The next weekend on Saturday we metro'd and uber'd to Mount Vernon and a street art festival and then on Sunday rented another tiny little rattle-trap car (which was upgraded to a Mercedes!) and we drove to Great Falls on the Potomac River....








..... and finished the day by pulling up in style to a winery.





And now ... back to my original Christmas letter.










Jorge was only able to visit Abby once while she was in DC because he’s been busy finishing up the final statistics, lab work, analysis, writing and everything else he needs to do in order to complete his PhD in the fall of 2017.  Who knows where they’ll live once he finishes and finds a job (if it’s DC we still have our metro cards!) but wherever it is, we’ll be brightening their lives with our visits.      

Leslie and Ryan will be going to DC themselves for a week in April because a few weeks ago Ryan was chosen as the Wyoming State Teacher of the Year!  They’ll be participating in all kinds of activities, one of which will be a black-tie dinner at the White House, but what they’re really excited about is that all five of them will get to go to Space Camp!  As exciting as that is, I think Leslie was even more ecstatic when, after a year and a half of taking classes, studying and writing papers at the same time she was teaching full time, she finished her Masters in Special Education. 

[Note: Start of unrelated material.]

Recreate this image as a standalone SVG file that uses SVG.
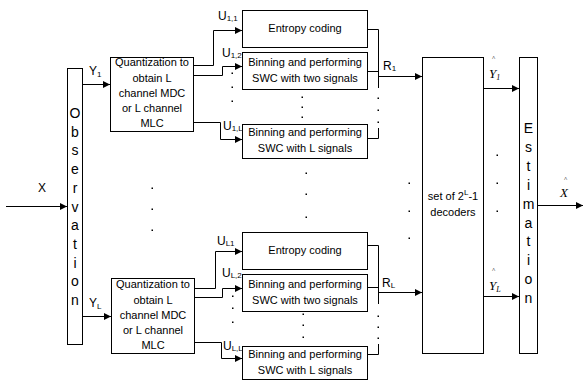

That means that I am now the only non-nerd in the family.   If I was a nerd, I would develop a spreadsheet of the composition, size, shape, texture and weight of every object Baxter has thrown up.  Or I would analyze the dog food that Angus had been eating to determine why it gave him seizures.  Or I would calculate degree days to determine the average date of arrival of Box Elder bugs so I’d be armed and ready for the annual massacre.  Or I’d write a program to model the average placement, circumference and sliminess of the turkey poop left in our yard so I’d know where to step.  But instead I think I’ll just accept my non-nerd status and go bake some Christmas cookies.

Merry Christmas and Happy New Year!!!